Task directions — Exactly retype the lines from the top of the data through the line containing "const binWidth = 0.01;", leaving out every picture.

--- Start ---

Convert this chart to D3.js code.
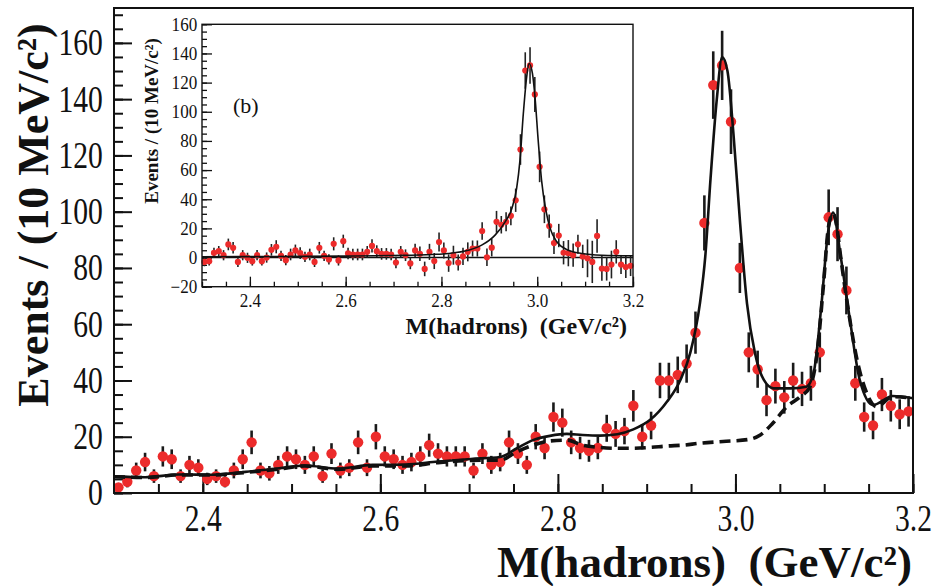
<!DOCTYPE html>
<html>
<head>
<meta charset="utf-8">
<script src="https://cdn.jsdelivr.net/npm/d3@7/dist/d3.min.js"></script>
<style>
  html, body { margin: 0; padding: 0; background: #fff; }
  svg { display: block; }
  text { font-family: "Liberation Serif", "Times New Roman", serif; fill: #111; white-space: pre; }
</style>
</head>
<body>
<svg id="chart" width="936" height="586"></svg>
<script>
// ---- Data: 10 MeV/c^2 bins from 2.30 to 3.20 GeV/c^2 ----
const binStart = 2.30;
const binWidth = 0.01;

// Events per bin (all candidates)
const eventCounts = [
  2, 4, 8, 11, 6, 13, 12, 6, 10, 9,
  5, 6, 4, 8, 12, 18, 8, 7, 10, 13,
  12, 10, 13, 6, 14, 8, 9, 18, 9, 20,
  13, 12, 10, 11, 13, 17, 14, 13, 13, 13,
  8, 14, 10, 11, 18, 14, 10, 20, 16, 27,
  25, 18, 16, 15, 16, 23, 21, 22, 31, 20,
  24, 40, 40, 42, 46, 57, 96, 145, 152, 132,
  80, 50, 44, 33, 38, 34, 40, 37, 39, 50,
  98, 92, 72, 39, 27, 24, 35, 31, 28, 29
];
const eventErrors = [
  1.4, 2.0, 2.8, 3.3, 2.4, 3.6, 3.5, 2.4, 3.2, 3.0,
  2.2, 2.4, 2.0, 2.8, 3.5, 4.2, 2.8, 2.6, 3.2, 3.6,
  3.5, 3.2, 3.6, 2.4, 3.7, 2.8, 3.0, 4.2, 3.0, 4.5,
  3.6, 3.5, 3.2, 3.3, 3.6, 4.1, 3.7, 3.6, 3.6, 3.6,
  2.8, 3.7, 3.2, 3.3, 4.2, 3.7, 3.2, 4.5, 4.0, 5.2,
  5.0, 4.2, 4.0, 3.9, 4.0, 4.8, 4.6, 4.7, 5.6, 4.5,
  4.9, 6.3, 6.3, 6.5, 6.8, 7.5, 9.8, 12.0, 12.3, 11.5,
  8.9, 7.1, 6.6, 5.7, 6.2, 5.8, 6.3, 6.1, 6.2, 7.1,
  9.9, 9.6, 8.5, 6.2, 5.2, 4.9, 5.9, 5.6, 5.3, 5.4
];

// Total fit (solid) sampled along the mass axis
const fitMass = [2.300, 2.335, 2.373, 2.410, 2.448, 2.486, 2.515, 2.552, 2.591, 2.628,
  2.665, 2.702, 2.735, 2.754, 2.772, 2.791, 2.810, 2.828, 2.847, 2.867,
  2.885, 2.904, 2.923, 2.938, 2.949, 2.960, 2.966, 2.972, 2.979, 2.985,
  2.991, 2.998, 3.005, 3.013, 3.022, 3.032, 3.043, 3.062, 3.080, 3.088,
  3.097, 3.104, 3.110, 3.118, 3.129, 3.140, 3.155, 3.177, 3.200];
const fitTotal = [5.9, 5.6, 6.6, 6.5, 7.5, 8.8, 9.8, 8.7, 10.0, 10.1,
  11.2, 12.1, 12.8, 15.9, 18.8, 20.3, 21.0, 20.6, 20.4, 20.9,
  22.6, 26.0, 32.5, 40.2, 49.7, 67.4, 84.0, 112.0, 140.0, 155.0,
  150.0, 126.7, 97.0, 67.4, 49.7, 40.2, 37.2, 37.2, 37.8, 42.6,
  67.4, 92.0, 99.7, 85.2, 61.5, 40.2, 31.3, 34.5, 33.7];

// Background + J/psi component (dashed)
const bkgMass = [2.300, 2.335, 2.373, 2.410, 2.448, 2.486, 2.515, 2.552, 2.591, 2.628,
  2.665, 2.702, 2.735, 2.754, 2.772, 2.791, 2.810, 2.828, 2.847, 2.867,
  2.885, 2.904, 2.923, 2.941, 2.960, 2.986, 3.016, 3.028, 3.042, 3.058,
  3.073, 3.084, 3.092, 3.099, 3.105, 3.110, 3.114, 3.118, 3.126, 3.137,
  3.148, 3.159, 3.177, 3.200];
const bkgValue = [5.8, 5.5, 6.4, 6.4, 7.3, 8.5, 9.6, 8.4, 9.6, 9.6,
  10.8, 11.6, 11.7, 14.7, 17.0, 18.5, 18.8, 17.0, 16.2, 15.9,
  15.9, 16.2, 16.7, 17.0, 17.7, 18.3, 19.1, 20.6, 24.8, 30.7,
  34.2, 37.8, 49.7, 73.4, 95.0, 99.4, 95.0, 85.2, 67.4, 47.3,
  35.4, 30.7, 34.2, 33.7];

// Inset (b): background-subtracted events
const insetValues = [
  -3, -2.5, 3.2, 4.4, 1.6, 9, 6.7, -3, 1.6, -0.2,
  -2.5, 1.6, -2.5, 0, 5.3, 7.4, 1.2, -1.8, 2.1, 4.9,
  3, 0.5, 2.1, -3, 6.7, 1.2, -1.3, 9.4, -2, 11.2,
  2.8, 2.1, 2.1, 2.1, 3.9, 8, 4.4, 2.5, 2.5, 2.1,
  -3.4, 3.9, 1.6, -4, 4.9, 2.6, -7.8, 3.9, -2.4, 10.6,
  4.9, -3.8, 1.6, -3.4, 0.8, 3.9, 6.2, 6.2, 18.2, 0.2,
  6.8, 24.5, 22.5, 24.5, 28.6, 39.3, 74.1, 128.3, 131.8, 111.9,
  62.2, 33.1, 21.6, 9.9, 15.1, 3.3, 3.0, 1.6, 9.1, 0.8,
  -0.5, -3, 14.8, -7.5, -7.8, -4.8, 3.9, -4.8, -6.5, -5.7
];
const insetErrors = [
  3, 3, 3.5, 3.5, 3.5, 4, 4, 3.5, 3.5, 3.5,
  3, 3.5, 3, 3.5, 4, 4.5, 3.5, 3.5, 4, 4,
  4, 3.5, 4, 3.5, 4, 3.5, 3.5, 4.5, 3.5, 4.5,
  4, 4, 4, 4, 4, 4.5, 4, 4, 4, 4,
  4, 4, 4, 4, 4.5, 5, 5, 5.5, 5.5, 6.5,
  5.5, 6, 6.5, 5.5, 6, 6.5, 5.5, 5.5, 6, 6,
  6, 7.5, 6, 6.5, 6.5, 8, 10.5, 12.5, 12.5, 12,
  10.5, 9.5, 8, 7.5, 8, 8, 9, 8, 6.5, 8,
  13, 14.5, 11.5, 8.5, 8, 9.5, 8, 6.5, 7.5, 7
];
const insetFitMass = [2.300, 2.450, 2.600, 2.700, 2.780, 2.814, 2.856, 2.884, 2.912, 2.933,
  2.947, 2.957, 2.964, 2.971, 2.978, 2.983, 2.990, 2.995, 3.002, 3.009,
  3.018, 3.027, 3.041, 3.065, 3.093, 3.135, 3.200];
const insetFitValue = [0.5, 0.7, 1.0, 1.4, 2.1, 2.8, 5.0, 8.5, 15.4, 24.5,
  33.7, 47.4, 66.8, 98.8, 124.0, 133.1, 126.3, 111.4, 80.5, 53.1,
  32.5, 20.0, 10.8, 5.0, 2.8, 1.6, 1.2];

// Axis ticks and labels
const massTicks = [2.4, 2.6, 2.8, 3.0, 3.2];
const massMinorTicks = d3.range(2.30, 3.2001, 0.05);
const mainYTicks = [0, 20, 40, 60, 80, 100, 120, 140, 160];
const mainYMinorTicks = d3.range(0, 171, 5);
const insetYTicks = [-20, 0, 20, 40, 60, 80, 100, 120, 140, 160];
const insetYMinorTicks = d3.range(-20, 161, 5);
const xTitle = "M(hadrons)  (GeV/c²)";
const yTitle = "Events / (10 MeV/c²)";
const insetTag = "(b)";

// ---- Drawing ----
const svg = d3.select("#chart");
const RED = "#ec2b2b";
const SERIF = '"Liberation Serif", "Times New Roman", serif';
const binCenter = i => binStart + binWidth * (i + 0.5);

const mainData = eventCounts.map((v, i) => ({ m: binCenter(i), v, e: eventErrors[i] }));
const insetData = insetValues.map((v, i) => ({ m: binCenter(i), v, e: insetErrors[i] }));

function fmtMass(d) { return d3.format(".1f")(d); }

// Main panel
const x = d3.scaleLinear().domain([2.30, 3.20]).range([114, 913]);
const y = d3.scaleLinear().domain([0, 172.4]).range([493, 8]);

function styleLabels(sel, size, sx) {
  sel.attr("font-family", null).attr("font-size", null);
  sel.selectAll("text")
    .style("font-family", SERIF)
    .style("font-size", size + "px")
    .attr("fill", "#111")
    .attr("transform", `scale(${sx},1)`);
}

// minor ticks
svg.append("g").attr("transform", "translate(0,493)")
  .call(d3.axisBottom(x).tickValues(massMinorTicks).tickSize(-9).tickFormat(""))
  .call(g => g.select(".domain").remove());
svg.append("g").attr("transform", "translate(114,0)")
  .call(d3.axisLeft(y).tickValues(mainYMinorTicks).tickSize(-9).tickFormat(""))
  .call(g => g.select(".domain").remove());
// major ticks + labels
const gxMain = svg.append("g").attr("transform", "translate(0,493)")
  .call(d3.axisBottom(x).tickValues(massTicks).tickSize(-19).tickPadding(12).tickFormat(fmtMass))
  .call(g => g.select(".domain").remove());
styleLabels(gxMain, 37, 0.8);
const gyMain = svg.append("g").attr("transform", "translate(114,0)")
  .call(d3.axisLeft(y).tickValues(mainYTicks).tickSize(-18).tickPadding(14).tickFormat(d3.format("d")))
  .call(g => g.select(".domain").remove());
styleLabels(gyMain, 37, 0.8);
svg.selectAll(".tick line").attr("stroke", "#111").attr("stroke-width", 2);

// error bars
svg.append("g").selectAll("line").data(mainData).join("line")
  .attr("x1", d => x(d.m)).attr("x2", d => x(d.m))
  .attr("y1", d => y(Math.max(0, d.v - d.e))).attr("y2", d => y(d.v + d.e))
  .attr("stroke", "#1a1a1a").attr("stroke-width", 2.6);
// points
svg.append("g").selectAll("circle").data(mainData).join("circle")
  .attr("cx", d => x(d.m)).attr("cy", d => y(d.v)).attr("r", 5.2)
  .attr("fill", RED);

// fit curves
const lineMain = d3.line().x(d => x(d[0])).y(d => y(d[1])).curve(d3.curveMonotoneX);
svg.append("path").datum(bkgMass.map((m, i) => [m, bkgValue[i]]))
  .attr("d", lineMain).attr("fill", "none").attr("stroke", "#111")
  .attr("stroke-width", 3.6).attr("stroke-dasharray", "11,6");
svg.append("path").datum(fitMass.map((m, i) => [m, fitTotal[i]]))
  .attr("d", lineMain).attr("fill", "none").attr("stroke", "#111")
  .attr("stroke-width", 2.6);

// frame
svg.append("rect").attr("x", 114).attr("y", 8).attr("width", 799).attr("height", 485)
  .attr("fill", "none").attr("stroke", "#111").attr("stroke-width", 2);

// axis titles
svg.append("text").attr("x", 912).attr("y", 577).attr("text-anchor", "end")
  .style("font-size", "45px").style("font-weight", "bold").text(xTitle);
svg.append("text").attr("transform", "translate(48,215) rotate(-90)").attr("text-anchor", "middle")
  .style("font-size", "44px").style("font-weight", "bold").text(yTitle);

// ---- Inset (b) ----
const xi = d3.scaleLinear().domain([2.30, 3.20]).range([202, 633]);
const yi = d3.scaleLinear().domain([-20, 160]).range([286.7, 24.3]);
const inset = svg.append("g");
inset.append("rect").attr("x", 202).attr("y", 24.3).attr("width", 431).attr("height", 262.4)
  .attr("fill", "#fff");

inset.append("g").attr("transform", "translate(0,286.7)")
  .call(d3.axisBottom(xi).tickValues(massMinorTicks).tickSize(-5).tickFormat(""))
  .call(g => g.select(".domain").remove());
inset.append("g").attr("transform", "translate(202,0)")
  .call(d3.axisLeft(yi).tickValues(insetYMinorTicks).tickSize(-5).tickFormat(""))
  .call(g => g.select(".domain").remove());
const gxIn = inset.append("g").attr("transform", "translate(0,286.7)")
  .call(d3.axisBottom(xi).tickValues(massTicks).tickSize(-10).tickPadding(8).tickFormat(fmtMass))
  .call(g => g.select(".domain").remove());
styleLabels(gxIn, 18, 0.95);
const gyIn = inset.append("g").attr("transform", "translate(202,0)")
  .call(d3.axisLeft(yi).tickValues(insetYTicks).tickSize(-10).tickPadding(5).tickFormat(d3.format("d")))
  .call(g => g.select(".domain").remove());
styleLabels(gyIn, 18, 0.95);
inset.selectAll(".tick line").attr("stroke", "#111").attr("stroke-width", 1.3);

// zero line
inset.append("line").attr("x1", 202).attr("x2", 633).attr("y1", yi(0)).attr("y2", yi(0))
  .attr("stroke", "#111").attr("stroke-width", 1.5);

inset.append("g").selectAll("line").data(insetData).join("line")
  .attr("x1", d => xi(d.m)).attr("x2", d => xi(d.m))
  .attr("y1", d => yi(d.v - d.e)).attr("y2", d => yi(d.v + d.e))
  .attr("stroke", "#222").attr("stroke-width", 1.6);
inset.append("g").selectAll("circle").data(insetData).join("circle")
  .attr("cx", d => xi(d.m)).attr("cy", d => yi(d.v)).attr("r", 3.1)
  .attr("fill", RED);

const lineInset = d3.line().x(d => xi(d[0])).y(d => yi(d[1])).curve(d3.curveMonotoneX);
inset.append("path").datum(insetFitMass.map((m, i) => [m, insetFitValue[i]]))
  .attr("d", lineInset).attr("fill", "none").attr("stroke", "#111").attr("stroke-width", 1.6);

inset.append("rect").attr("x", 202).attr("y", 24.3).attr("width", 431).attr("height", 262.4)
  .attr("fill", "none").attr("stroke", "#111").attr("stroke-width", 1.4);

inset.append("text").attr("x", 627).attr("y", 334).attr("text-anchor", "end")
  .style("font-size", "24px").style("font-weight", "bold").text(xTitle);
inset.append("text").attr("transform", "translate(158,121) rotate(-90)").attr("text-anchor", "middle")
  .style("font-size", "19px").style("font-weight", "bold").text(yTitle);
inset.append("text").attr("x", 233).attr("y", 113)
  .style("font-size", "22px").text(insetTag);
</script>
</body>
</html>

--- End ---

Right answer —
Convert this chart to D3.js code.
<!DOCTYPE html>
<html>
<head>
<meta charset="utf-8">
<script src="https://cdn.jsdelivr.net/npm/d3@7/dist/d3.min.js"></script>
<style>
  html, body { margin: 0; padding: 0; background: #fff; }
  svg { display: block; }
  text { font-family: "Liberation Serif", "Times New Roman", serif; fill: #111; white-space: pre; }
</style>
</head>
<body>
<svg id="chart" width="936" height="586"></svg>
<script>
// ---- Data: 10 MeV/c^2 bins from 2.30 to 3.20 GeV/c^2 ----
const binStart = 2.30;
const binWidth = 0.01;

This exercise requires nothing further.